_Aim of the exercise_
From the listing below, extract every line in which the word "this" appears.

# # # # # # #

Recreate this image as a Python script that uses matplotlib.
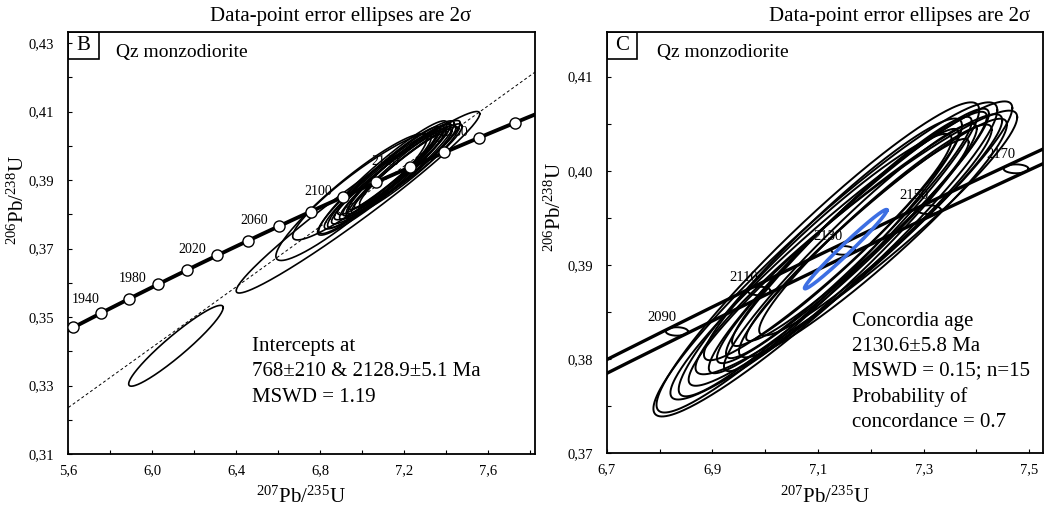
import numpy as np
import matplotlib
matplotlib.use("Agg")
import matplotlib.pyplot as plt
from matplotlib.patches import Rectangle

plt.rcParams['font.family'] = ['Liberation Serif', 'DejaVu Serif']
plt.rcParams['mathtext.fontset'] = 'custom'
plt.rcParams['mathtext.rm'] = 'Liberation Serif'
plt.rcParams['mathtext.it'] = 'Liberation Serif:italic'

# ---------------- data ----------------
L238 = 1.55125e-10   # 1/yr
L235 = 9.8485e-10

# concordant analyses (2-sigma half extents), shown in both panels
conc_x = [7.1139, 7.0997, 7.1442, 7.1726, 7.1584, 7.1641, 7.1584, 7.1518, 7.1746, 7.1519,
          7.2040, 7.1186, 7.2087, 7.1613, 7.1044]
conc_y = [0.39059, 0.39080, 0.39154, 0.39239, 0.39255, 0.39292, 0.39292, 0.39292, 0.39266, 0.39159,
          0.39286, 0.39190, 0.39372, 0.39186, 0.39080]
conc_xerr = [0.3255, 0.3054, 0.3236, 0.3045, 0.2651, 0.2555, 0.2326, 0.2146, 0.2106, 0.2968,
             0.2536, 0.2345, 0.2201, 0.2393, 0.2681]
conc_yerr = [0.01668, 0.01647, 0.01583, 0.01400, 0.01405, 0.01335, 0.01282, 0.01153, 0.01073, 0.01442,
             0.01267, 0.01202, 0.01120, 0.01314, 0.01475]
conc_rho = [0.95, 0.95, 0.955, 0.95, 0.96, 0.96, 0.96, 0.96, 0.965, 0.955,
            0.95, 0.95, 0.95, 0.96, 0.95]

# discordant analyses, shown only in panel B
disc_x = [6.114, 6.981, 6.95, 7.00]
disc_y = [0.3416, 0.3835, 0.3850, 0.3880]
disc_xerr = [0.225, 0.580, 0.360, 0.330]
disc_yerr = [0.0118, 0.0265, 0.0185, 0.0155]
disc_rho = [0.943, 0.975, 0.93, 0.93]

lower_intercept_ma = 768.0
upper_intercept_ma = 2128.9
concordia_age_ma = 2130.6
concordia_age_xerr = 0.078
concordia_age_yerr = 0.0042
concordia_age_rho = 0.985

b_marker_ages = [1900, 1920, 1940, 1960, 1980, 2000, 2020, 2040, 2060, 2080, 2100,
                 2120, 2140, 2160, 2180, 2200, 2220]
b_label_ages = [1940, 1980, 2020, 2060, 2100, 2140, 2180]
c_marker_ages = [2090, 2110, 2130, 2150, 2170]
decay_rel_err_235 = 0.0013
decay_rel_err_238 = 0.0010

b_xticks = [5.6, 6.0, 6.4, 6.8, 7.2, 7.6]
b_yticks = [0.31, 0.33, 0.35, 0.37, 0.39, 0.41, 0.43]
c_xticks = [6.7, 6.9, 7.1, 7.3, 7.5]
c_yticks = [0.37, 0.38, 0.39, 0.40, 0.41]


def concordia(t_ma):
    t = np.asarray(t_ma, dtype=float) * 1e6
    return np.exp(L235 * t) - 1.0, np.exp(L238 * t) - 1.0


def ellipse_xy(cx, cy, hx, hy, rho, n=300):
    th = np.linspace(0, 2 * np.pi, n)
    x = cx + hx * np.cos(th)
    y = cy + hy * (rho * np.cos(th) + np.sqrt(1 - rho ** 2) * np.sin(th))
    return x, y


def comma_fmt(v, nd):
    return (f"{v:.{nd}f}").replace('.', ',')


fig = plt.figure(figsize=(10.44, 5.13), dpi=100)
W, H = 1044.0, 513.0


def px_axes(l, t, r, b):
    return fig.add_axes([l / W, 1 - b / H, (r - l) / W, (b - t) / H])


axB = px_axes(68, 31.7, 535, 454)
axC = px_axes(606.7, 31.7, 1042.5, 453.3)

tick_font = 10.5
for ax in (axB, axC):
    ax.tick_params(direction='in', length=3, width=0.8, which='both', labelsize=tick_font,
                   top=False, right=False)
    ax.tick_params(axis='y', pad=10)
    ax.tick_params(axis='x', pad=7)
    for s in ax.spines.values():
        s.set_linewidth(1.3)

# ---------------- panel B ----------------
axB.set_xlim(5.6, 7.824)
axB.set_ylim(0.31, 0.4333)
axB.set_xticks(b_xticks)
axB.set_yticks(b_yticks)
axB.set_xticks(np.arange(5.6, 7.81, 0.2), minor=True)
axB.set_yticks(np.arange(0.31, 0.4301, 0.01), minor=True)
axB.xaxis.set_major_formatter(plt.FuncFormatter(lambda v, p: comma_fmt(v, 1)))
axB.yaxis.set_major_formatter(plt.FuncFormatter(lambda v, p: comma_fmt(v, 2)))

# discordia line through the two intercepts
xl, yl = concordia(lower_intercept_ma)
xu, yu = concordia(upper_intercept_ma)
xs = np.array([5.0, 8.5])
axB.plot(xs, yl + (yu - yl) / (xu - xl) * (xs - xl), ls=(0, (3, 2.5)), color='black', lw=0.7, zorder=2)

for cx, cy, hx, hy, r in zip(disc_x, disc_y, disc_xerr, disc_yerr, disc_rho):
    ex, ey = ellipse_xy(cx, cy, hx, hy, r)
    axB.plot(ex, ey, color='black', lw=1.2, zorder=3)
for cx, cy, hx, hy, r in zip(conc_x, conc_y, conc_xerr, conc_yerr, conc_rho):
    ex, ey = ellipse_xy(cx, cy, hx, hy, r)
    axB.plot(ex, ey, color='black', lw=1.2, zorder=3)

tc = np.linspace(1850, 2260, 400)
cxl, cyl = concordia(tc)
axB.plot(cxl, cyl, color='black', lw=2.8, zorder=4)
mx, my = concordia(b_marker_ages)
axB.plot(mx, my, 'o', ms=8, mfc='white', mec='black', mew=1.0, zorder=5)
for a in b_label_ages:
    x0, y0 = concordia(a)
    off = (-11, 10) if a == b_label_ages[0] else (-18, 4)
    axB.annotate(str(a), (x0, y0), xytext=off, textcoords='offset points', ha='center',
                 va='center', fontsize=10, zorder=3)

axB.add_patch(Rectangle((0, 1 - 27 / 422.3), 31 / 467, 27 / 422.3, transform=axB.transAxes,
                        fill=False, lw=1.2, ec='black', zorder=6))
axB.text(15.5 / 467, 1 - 13.5 / 422.3, 'B', transform=axB.transAxes, ha='center', va='center', fontsize=15)
axB.text((116 - 68) / 467, 1 - 21 / 422.3, 'Qz monzodiorite', transform=axB.transAxes,
         ha='left', va='center', fontsize=14)
axB.text((252 - 68) / 467, (454 - 372) / 422.3,
         'Intercepts at\n768±210 & 2128.9±5.1 Ma\nMSWD = 1.19', transform=axB.transAxes,
         ha='left', va='center', fontsize=15, linespacing=1.48)

# ---------------- panel C ----------------
axC.set_xlim(6.7, 7.525)
axC.set_ylim(0.37, 0.41477)
axC.set_xticks(c_xticks)
axC.set_yticks(c_yticks)
axC.set_xticks(np.arange(6.7, 7.51, 0.1), minor=True)
axC.set_yticks(np.arange(0.37, 0.4101, 0.005), minor=True)
axC.xaxis.set_major_formatter(plt.FuncFormatter(lambda v, p: comma_fmt(v, 1)))
axC.yaxis.set_major_formatter(plt.FuncFormatter(lambda v, p: comma_fmt(v, 2)))

for cx, cy, hx, hy, r in zip(conc_x, conc_y, conc_xerr, conc_yerr, conc_rho):
    ex, ey = ellipse_xy(cx, cy, hx, hy, r)
    axC.plot(ex, ey, color='black', lw=1.4, zorder=3)

# concordia band with decay-constant uncertainties
tb = np.linspace(2040, 2200, 400)
bx, by = concordia(tb)
a_ = (bx + 1) * L235 * tb * 1e6 * decay_rel_err_235
b_ = (by + 1) * L238 * tb * 1e6 * decay_rel_err_238
m_ = L238 * (by + 1) / (L235 * (bx + 1))
nx, ny = -m_, np.ones_like(m_)
den = np.sqrt(a_ ** 2 * nx ** 2 + b_ ** 2 * ny ** 2)
ox, oy = a_ ** 2 * nx / den, b_ ** 2 * ny / den
axC.plot(bx + ox, by + oy, color='black', lw=2.4, zorder=4)
axC.plot(bx - ox, by - oy, color='black', lw=2.4, zorder=4)
for a in c_marker_ages:
    x0, y0 = concordia(a)
    ea = (x0 + 1) * L235 * a * 1e6 * decay_rel_err_235
    eb = (y0 + 1) * L238 * a * 1e6 * decay_rel_err_238
    ex, ey = ellipse_xy(x0, y0, ea, eb, 0.0)
    axC.plot(ex, ey, color='black', lw=1.4, zorder=4)
    axC.annotate(str(a), (x0, y0), xytext=(-11, 10), textcoords='offset points', ha='center',
                 va='center', fontsize=10.5, zorder=3)

# concordia age ellipse
ax0, ay0 = concordia(concordia_age_ma)
ex, ey = ellipse_xy(ax0, ay0, concordia_age_xerr, concordia_age_yerr, concordia_age_rho)
axC.plot(ex, ey, color='#3d6fe3', lw=2.6, zorder=5)

axC.add_patch(Rectangle((0, 1 - 27 / 421.6), 30 / 435.8, 27 / 421.6, transform=axC.transAxes,
                        fill=False, lw=1.2, ec='black', zorder=6))
axC.text(15 / 435.8, 1 - 13.5 / 421.6, 'C', transform=axC.transAxes, ha='center', va='center', fontsize=15)
axC.text((656.7 - 606.7) / 435.8, 1 - 21 / 421.6, 'Qz monzodiorite', transform=axC.transAxes,
         ha='left', va='center', fontsize=14)
axC.text((851.7 - 606.7) / 435.8, (453.3 - 371.7) / 421.6,
         'Concordia age\n2130.6±5.8 Ma\nMSWD = 0.15; n=15\nProbability of\nconcordance = 0.7',
         transform=axC.transAxes, ha='left', va='center', fontsize=15, linespacing=1.42)

# titles and axis labels
fig.text(341 / W, 1 - 17 / H, 'Data-point error ellipses are 2σ', ha='center', va='center', fontsize=15)
fig.text(900 / W, 1 - 17 / H, 'Data-point error ellipses are 2σ', ha='center', va='center', fontsize=15)
xlab = r'$^{207}$Pb/$^{235}$U'
ylab = r'$^{206}$Pb/$^{238}$U'
fig.text(301 / W, 1 - 497 / H, xlab, ha='center', va='center', fontsize=15)
fig.text(825 / W, 1 - 497 / H, xlab, ha='center', va='center', fontsize=15)
fig.text(18 / W, 1 - 200 / H, ylab, ha='center', va='center', fontsize=15, rotation=90)
fig.text(555 / W, 1 - 207 / H, ylab, ha='center', va='center', fontsize=15, rotation=90)

fig.savefig('out.png', dpi=100)
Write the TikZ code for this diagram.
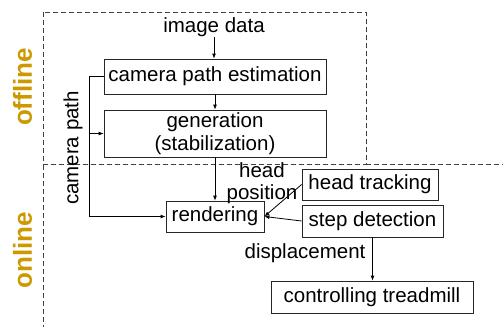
\documentclass[tikz,border=0pt]{standalone}
\usepackage{fontspec}
\setmainfont{Liberation Sans}
\usetikzlibrary{arrows.meta}
\definecolor{lblorange}{RGB}{204,153,0}
\tikzset{
  box/.style={draw=black!85, line width=0.8pt, inner sep=0pt, align=center, font=\fontsize{20.5}{23}\selectfont},
  txt/.style={inner sep=0pt, align=center, font=\fontsize{20.5}{22}\selectfont},
  zone/.style={inner sep=0pt, text=lblorange, font=\fontsize{26}{28}\selectfont\bfseries, rotate=90},
  conn/.style={line width=0.8pt, -{Latex[length=5pt,width=4pt]}},
  plainline/.style={line width=0.8pt},
  region/.style={draw=black!75, line width=0.9pt, dash pattern=on 5pt off 3pt}
}
\begin{document}
\begin{tikzpicture}[x=1pt,y=-1pt]
\useasboundingbox (0,0) rectangle (503,327);
% regions
\draw[region] (43,12) rectangle (366,164.5);
\draw[region] (366,164.5) -- (503,164.5);
\draw[region] (43,164.5) -- (43,327);
\node[zone] (off) at (22.5,87) {offline};
\node[zone] (on) at (22.5,250) {online};
% nodes
\node[txt] (img) at (214,27) {image data};
\node[box, minimum width=222pt, minimum height=35pt] (cpe) at (215,76.5) {camera path estimation};
\node[box, minimum width=222pt, minimum height=47pt] (gen) at (215,133.5) {generation\\(stabilization)};
\node[box, minimum width=98pt, minimum height=31pt] (rend) at (215,216.5) {rendering};
\node[box, minimum width=136pt, minimum height=31pt] (ht) at (370,184.5) {head tracking};
\node[box, minimum width=141pt, minimum height=32pt] (sd) at (372.5,221) {step detection};
\node[box, minimum width=202pt, minimum height=32pt] (ctrl) at (372,297) {controlling treadmill};
\node[txt] (hp) at (262,183) {head\\position};
\node[txt] (disp) at (305,253) {displacement};
\node[txt, rotate=90] (cp) at (73,148) {camera path};
\coordinate (cpc) at (89,216.5);
% connectors
\draw[conn] (img.south) -- (img.south |- cpe.north);
\draw[conn] (cpe.south) -- (gen.north);
\draw[conn] (gen.south) -- (rend.north);
\draw[plainline] (cpe.west) -| (cpc);
\draw[conn] (cpc) -- (rend.west);
\draw[conn] (cpc |- gen.west) -- (gen.west);
\draw[conn] (ht.west) -- (rend.east);
\draw[conn] (sd.west) -- (rend.east);
\draw[conn] (sd.south) -- (sd.south |- ctrl.north);
\end{tikzpicture}
\end{document}
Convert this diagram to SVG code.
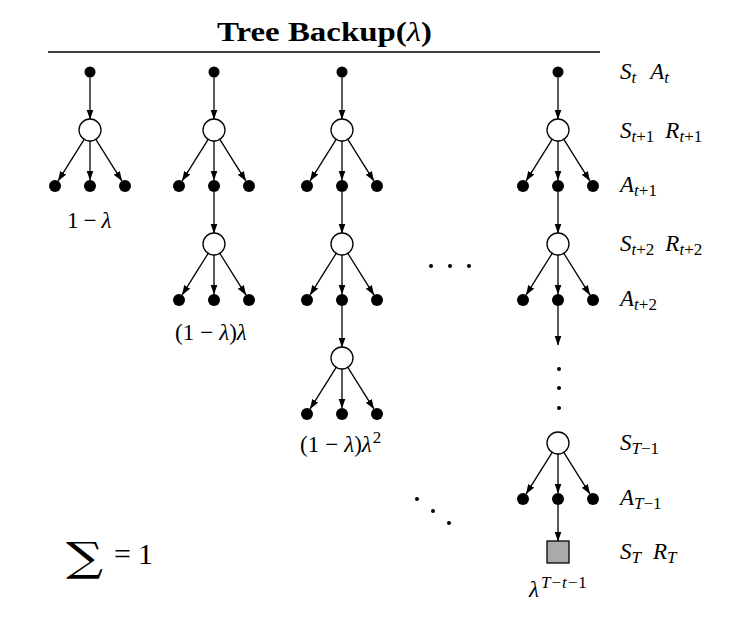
<svg xmlns="http://www.w3.org/2000/svg" width="756" height="624" viewBox="0 0 756 624">
<style>
.bg{fill:#fff}
.dot{fill:#000}
.open{fill:#fff;stroke:#000;stroke-width:1.3}
.term{fill:#aaa;stroke:#000;stroke-width:1.3}
.edge{stroke:#000;stroke-width:1.3;fill:none;marker-end:url(#ah)}
.m{font-family:"Liberation Serif","DejaVu Serif",serif;font-size:23px;fill:#000}
.it{font-style:italic}
.sub{font-size:17px}
.sm{fill:#000}
</style>
<defs>
<marker id="ah" markerWidth="10" markerHeight="8" refX="9.5" refY="3.5" orient="auto" markerUnits="userSpaceOnUse">
<path d="M0,0 L10,3.5 L0,7 z" fill="#000"/>
</marker>
</defs>
<rect class="bg" x="0" y="0" width="756" height="624"/>
<g id="title">
<text x="217" y="41" font-family="Liberation Serif,DejaVu Serif,serif" font-size="28" font-weight="bold" textLength="215" lengthAdjust="spacingAndGlyphs">Tree Backup(<tspan font-style="italic" font-weight="normal">λ</tspan>)</text>
<line x1="48" y1="52" x2="600" y2="52" stroke="#000" stroke-width="1.3"/>
</g>
<g id="connectors">
<line class="edge" x1="90" y1="77.5" x2="90" y2="119"/>
<line class="edge" x1="84.17" y1="139.33" x2="58.18" y2="180.91"/>
<line class="edge" x1="90" y1="141" x2="90" y2="180"/>
<line class="edge" x1="95.83" y1="139.33" x2="121.82" y2="180.91"/>

<line class="edge" x1="214" y1="77.5" x2="214" y2="119"/>
<line class="edge" x1="208.17" y1="139.33" x2="182.18" y2="180.91"/>
<line class="edge" x1="214" y1="141" x2="214" y2="180"/>
<line class="edge" x1="219.83" y1="139.33" x2="245.82" y2="180.91"/>
<line class="edge" x1="214" y1="192" x2="214" y2="233"/>
<line class="edge" x1="208.17" y1="253.33" x2="182.18" y2="294.91"/>
<line class="edge" x1="214" y1="255" x2="214" y2="294"/>
<line class="edge" x1="219.83" y1="253.33" x2="245.82" y2="294.91"/>

<line class="edge" x1="342" y1="77.5" x2="342" y2="119"/>
<line class="edge" x1="336.17" y1="139.33" x2="310.18" y2="180.91"/>
<line class="edge" x1="342" y1="141" x2="342" y2="180"/>
<line class="edge" x1="347.83" y1="139.33" x2="373.82" y2="180.91"/>
<line class="edge" x1="342" y1="192" x2="342" y2="233"/>
<line class="edge" x1="336.17" y1="253.33" x2="310.18" y2="294.91"/>
<line class="edge" x1="342" y1="255" x2="342" y2="294"/>
<line class="edge" x1="347.83" y1="253.33" x2="373.82" y2="294.91"/>
<line class="edge" x1="342" y1="306" x2="342" y2="347"/>
<line class="edge" x1="336.17" y1="367.33" x2="310.18" y2="408.91"/>
<line class="edge" x1="342" y1="369" x2="342" y2="408"/>
<line class="edge" x1="347.83" y1="367.33" x2="373.82" y2="408.91"/>

<line class="edge" x1="558" y1="77.5" x2="558" y2="119"/>
<line class="edge" x1="552.17" y1="139.33" x2="526.18" y2="180.91"/>
<line class="edge" x1="558" y1="141" x2="558" y2="180"/>
<line class="edge" x1="563.83" y1="139.33" x2="589.82" y2="180.91"/>
<line class="edge" x1="558" y1="192" x2="558" y2="233"/>
<line class="edge" x1="552.17" y1="253.33" x2="526.18" y2="294.91"/>
<line class="edge" x1="558" y1="255" x2="558" y2="294"/>
<line class="edge" x1="563.83" y1="253.33" x2="589.82" y2="294.91"/>
<line class="edge" x1="558" y1="306" x2="558" y2="345"/>
<line class="edge" x1="552.17" y1="452.33" x2="526.18" y2="493.91"/>
<line class="edge" x1="558" y1="454" x2="558" y2="493"/>
<line class="edge" x1="563.83" y1="452.33" x2="589.82" y2="493.91"/>
<line class="edge" x1="558" y1="505" x2="558" y2="541"/>
</g>

<g id="col1">
<circle class="dot" cx="90" cy="72" r="5.5"/>
<circle class="open" cx="90" cy="130" r="11"/>
<circle class="dot" cx="55" cy="186" r="6"/>
<circle class="dot" cx="90" cy="186" r="6"/>
<circle class="dot" cx="125" cy="186" r="6"/>
</g>
<g id="col2">
<circle class="dot" cx="214" cy="72" r="5.5"/>
<circle class="open" cx="214" cy="130" r="11"/>
<circle class="dot" cx="179" cy="186" r="6"/>
<circle class="dot" cx="214" cy="186" r="6"/>
<circle class="dot" cx="249" cy="186" r="6"/>
<circle class="open" cx="214" cy="244" r="11"/>
<circle class="dot" cx="179" cy="300" r="6"/>
<circle class="dot" cx="214" cy="300" r="6"/>
<circle class="dot" cx="249" cy="300" r="6"/>
</g>
<g id="col3">
<circle class="dot" cx="342" cy="72" r="5.5"/>
<circle class="open" cx="342" cy="130" r="11"/>
<circle class="dot" cx="307" cy="186" r="6"/>
<circle class="dot" cx="342" cy="186" r="6"/>
<circle class="dot" cx="377" cy="186" r="6"/>
<circle class="open" cx="342" cy="244" r="11"/>
<circle class="dot" cx="307" cy="300" r="6"/>
<circle class="dot" cx="342" cy="300" r="6"/>
<circle class="dot" cx="377" cy="300" r="6"/>
<circle class="open" cx="342" cy="358" r="11"/>
<circle class="dot" cx="307" cy="414" r="6"/>
<circle class="dot" cx="342" cy="414" r="6"/>
<circle class="dot" cx="377" cy="414" r="6"/>
</g>
<g id="col4">
<circle class="dot" cx="558" cy="72" r="5.5"/>
<circle class="open" cx="558" cy="130" r="11"/>
<circle class="dot" cx="523" cy="186" r="6"/>
<circle class="dot" cx="558" cy="186" r="6"/>
<circle class="dot" cx="593" cy="186" r="6"/>
<circle class="open" cx="558" cy="244" r="11"/>
<circle class="dot" cx="523" cy="300" r="6"/>
<circle class="dot" cx="558" cy="300" r="6"/>
<circle class="dot" cx="593" cy="300" r="6"/>
<circle class="open" cx="558" cy="443" r="11"/>
<circle class="dot" cx="523" cy="499" r="6"/>
<circle class="dot" cx="558" cy="499" r="6"/>
<circle class="dot" cx="593" cy="499" r="6"/>
<rect class="term" x="547" y="541" width="22" height="22"/>
</g>
<g id="ellipses">
<circle class="sm" cx="559" cy="369" r="2"/>
<circle class="sm" cx="559" cy="388" r="2"/>
<circle class="sm" cx="559" cy="408" r="2"/>
<circle class="sm" cx="431" cy="266" r="2"/>
<circle class="sm" cx="450" cy="266" r="2"/>
<circle class="sm" cx="469" cy="266" r="2"/>
<circle class="sm" cx="417" cy="499" r="2"/>
<circle class="sm" cx="433" cy="511" r="2"/>
<circle class="sm" cx="449" cy="523" r="2"/>
</g>
<g id="weights">
<text class="m" x="67" y="228">1<tspan dx="5">−</tspan><tspan class="it" dx="5">λ</tspan></text>
<text class="m" x="175" y="340">(1<tspan dx="6">−</tspan><tspan class="it" dx="6">λ</tspan>)<tspan class="it">λ</tspan></text>
<text class="m" x="300" y="452">(1<tspan dx="6">−</tspan><tspan class="it" dx="6">λ</tspan>)<tspan class="it">λ</tspan><tspan class="sub" dx="1" dy="-9">2</tspan></text>
<text class="m" x="529" y="597"><tspan class="it">λ</tspan><tspan class="sub" dx="2" dy="-9"><tspan class="it">T</tspan><tspan dx="1">−</tspan><tspan class="it" dx="1">t</tspan><tspan dx="1">−</tspan><tspan dx="1">1</tspan></tspan></text>
<text x="0" y="0" font-family="DejaVu Serif,serif" font-size="40" transform="translate(66,571) scale(1.3,1)">∑</text>
<text class="m" x="114" y="564" style="font-size:30px">=<tspan dx="7">1</tspan></text>
</g>
<g id="labels">
<text class="m" x="620" y="79"><tspan class="it">S</tspan><tspan class="sub it" dy="4">t</tspan><tspan class="it" dy="-4" dx="14">A</tspan><tspan class="sub it" dy="4">t</tspan></text>
<text class="m" x="620" y="138"><tspan class="it">S</tspan><tspan class="sub" dy="4"><tspan class="it">t</tspan>+1</tspan><tspan class="it" dy="-4" dx="11">R</tspan><tspan class="sub" dy="4"><tspan class="it">t</tspan>+1</tspan></text>
<text class="m" x="620" y="192"><tspan class="it">A</tspan><tspan class="sub" dy="4"><tspan class="it">t</tspan>+1</tspan></text>
<text class="m" x="620" y="251"><tspan class="it">S</tspan><tspan class="sub" dy="4"><tspan class="it">t</tspan>+2</tspan><tspan class="it" dy="-4" dx="11">R</tspan><tspan class="sub" dy="4"><tspan class="it">t</tspan>+2</tspan></text>
<text class="m" x="620" y="306"><tspan class="it">A</tspan><tspan class="sub" dy="4"><tspan class="it">t</tspan>+2</tspan></text>
<text class="m" x="620" y="450"><tspan class="it">S</tspan><tspan class="sub" dy="4"><tspan class="it">T</tspan>−1</tspan></text>
<text class="m" x="620" y="505"><tspan class="it">A</tspan><tspan class="sub" dy="4"><tspan class="it">T</tspan>−1</tspan></text>
<text class="m" x="620" y="559"><tspan class="it">S</tspan><tspan class="sub it" dy="4">T</tspan><tspan class="it" dy="-4" dx="12">R</tspan><tspan class="sub it" dy="4">T</tspan></text>
</g>
</svg>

# # # # # # #

_Exercise answer_
Recreate this image as a Python script that uses matplotlib.
Write the TikZ code for this diagram.
Convert this diagram to SVG code.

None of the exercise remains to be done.